Kim Possible adopts what has recently become a familiar formula for tv, the series featuring a crime-fighting female. It’s, well, impossible not to compare Kim to other TV females like Buffy the Vampire Slayer‘s Buffy Summers (Sarah Michelle Gellar), Sydney Bristow (Jennifer Garner) of ABC’s Alias, or even Blossom, Bubbles, and Buttercup of Powerpuff Girls. But how cool is it that we can now say, “Oh, just another crime-fighting female”?

Even better, this one is even more self-assured than some of her predecessors. Unlike Buffy, for example, Kim is able to stay on the cheerleading squad while saving the world.
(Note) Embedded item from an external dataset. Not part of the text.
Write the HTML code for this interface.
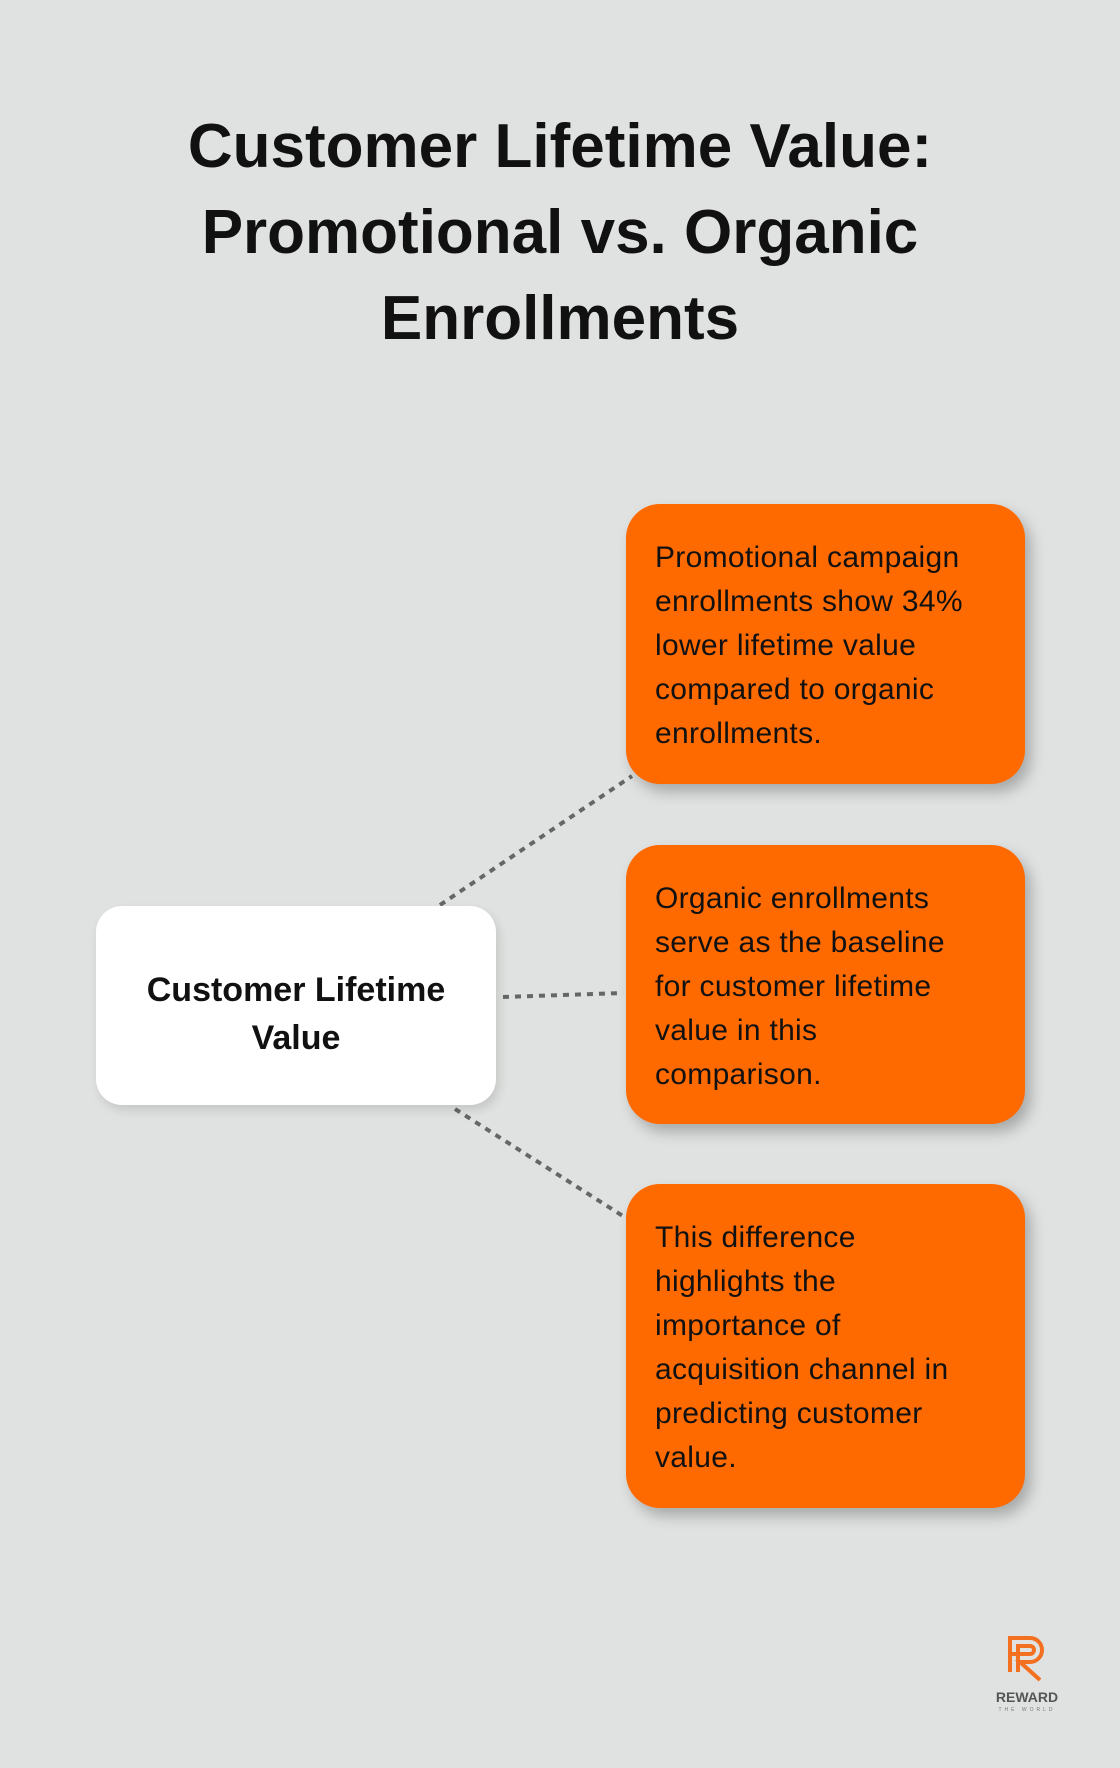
<!DOCTYPE html>
<html><head><meta charset="utf-8"><style>
body{margin:0;width:1120px;height:1768px;background:#e0e2e1;position:relative;font-family:"Liberation Sans",sans-serif;overflow:hidden}
.t{position:absolute;left:0;width:1120px;text-align:center;font-weight:bold;font-size:62px;line-height:86px;top:104px;color:#111}
.o{position:absolute;left:626px;width:399px;background:#ff6a00;border-radius:34px;box-shadow:6px 8px 14px rgba(0,0,0,.25);color:#111;font-size:30px;line-height:44px;box-sizing:border-box;padding:32px 10px 0 29px;white-space:nowrap;letter-spacing:0.3px}
.w{position:absolute;left:96px;top:906px;width:400px;height:199px;background:#fff;border-radius:26px;box-shadow:3px 5px 10px rgba(0,0,0,.12);text-align:center;font-weight:bold;font-size:34px;line-height:48px;box-sizing:border-box;padding-top:60px;color:#111}
</style></head><body>
<div class="t">Customer Lifetime Value:<br>Promotional vs. Organic<br>Enrollments</div>
<svg style="position:absolute;left:0;top:0" width="1120" height="1768">
<g stroke="#666" stroke-width="4" stroke-dasharray="6 6" fill="none">
<line x1="440" y1="905" x2="632" y2="776"/>
<line x1="503" y1="997" x2="623" y2="993"/>
<line x1="455" y1="1109" x2="626" y2="1218"/>
</g>
<g fill="none" stroke="#f37021" stroke-width="4">
<path d="M1010 1672 V1638 H1030 A12 12 0 0 1 1030 1662 H1020 L1040 1680"/>
<path d="M1018 1672 V1646 H1030 A4 4 0 0 1 1030 1654 H1012"/>
</g>
<text x="1027" y="1702" text-anchor="middle" font-family="Liberation Sans" font-weight="bold" font-size="14" fill="#555">REWARD</text>
<text x="1027" y="1711" text-anchor="middle" font-family="Liberation Sans" font-size="5" letter-spacing="3" fill="#777">THE WORLD</text>
</svg>
<div class="w">Customer Lifetime<br>Value</div>
<div class="o" style="top:504px;height:280px">Promotional campaign<br>enrollments show 34%<br>lower lifetime value<br>compared to organic<br>enrollments.</div>
<div class="o" style="top:845px;height:279px">Organic enrollments<br>serve as the baseline<br>for customer lifetime<br>value in this<br>comparison.</div>
<div class="o" style="top:1184px;height:324px">This difference<br>highlights the<br>importance of<br>acquisition channel in<br>predicting customer<br>value.</div>
</body></html>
Her double life actually helps her. On the show’s website, Kim observes that the exercise and acrobatic demands of cheerleading are “mega-handy when I’m going up against those wacko bad guys.” As her arch-nemesis, evil scientist Dr. Drakken (John Di Maggio), puts it, “Why did she have to be a cheerleader? If she’d been on the debate team, I would have vaporized her by now.” But his stereotypical view, that brawn is harder to fight than brains, doesn’t hold up with regard to Kim. In fact, she is clever, as well as graceful and physically fit. She even puts her girly implements to work, using lip gloss and her compact mirror to defeat her adversaries.

Dr. Drakken isn’t her only problem: she also has to deal with the hostility and disparaging remarks of fellow cheerleader Bonnie Rockwaller [Kirsten Storms]. For Kim, these two are equally aggravating, and equally possible to overcome. But Kim has another, more secret nemesis, one that will be familiar to many young viewers: her own self-doubt. Despite her good looks, bubbly personality, and superhero status, she is still afraid of being rejected by Josh, a heartbreaker with fashionably two-toned hair and blasé attitude.

Perhaps there’s a grain of truth in Kim’s fantastic existence: while she is a high school student, her most passionate interests are not her classes or homework assignments. Instead, she expends her boundless energy on extracurricular activities, both standard (cheerleading, getting a date with Josh for the school dance) and less so (maintaining global security). The only thing scarier than evil villains are boys you like. And in the end, the formula always wins, and Kim always gets the villains — and the boy — by combining use of her brains, body, and heart. Perhaps she’ll inspire similar representations of flesh-and-blood high school females.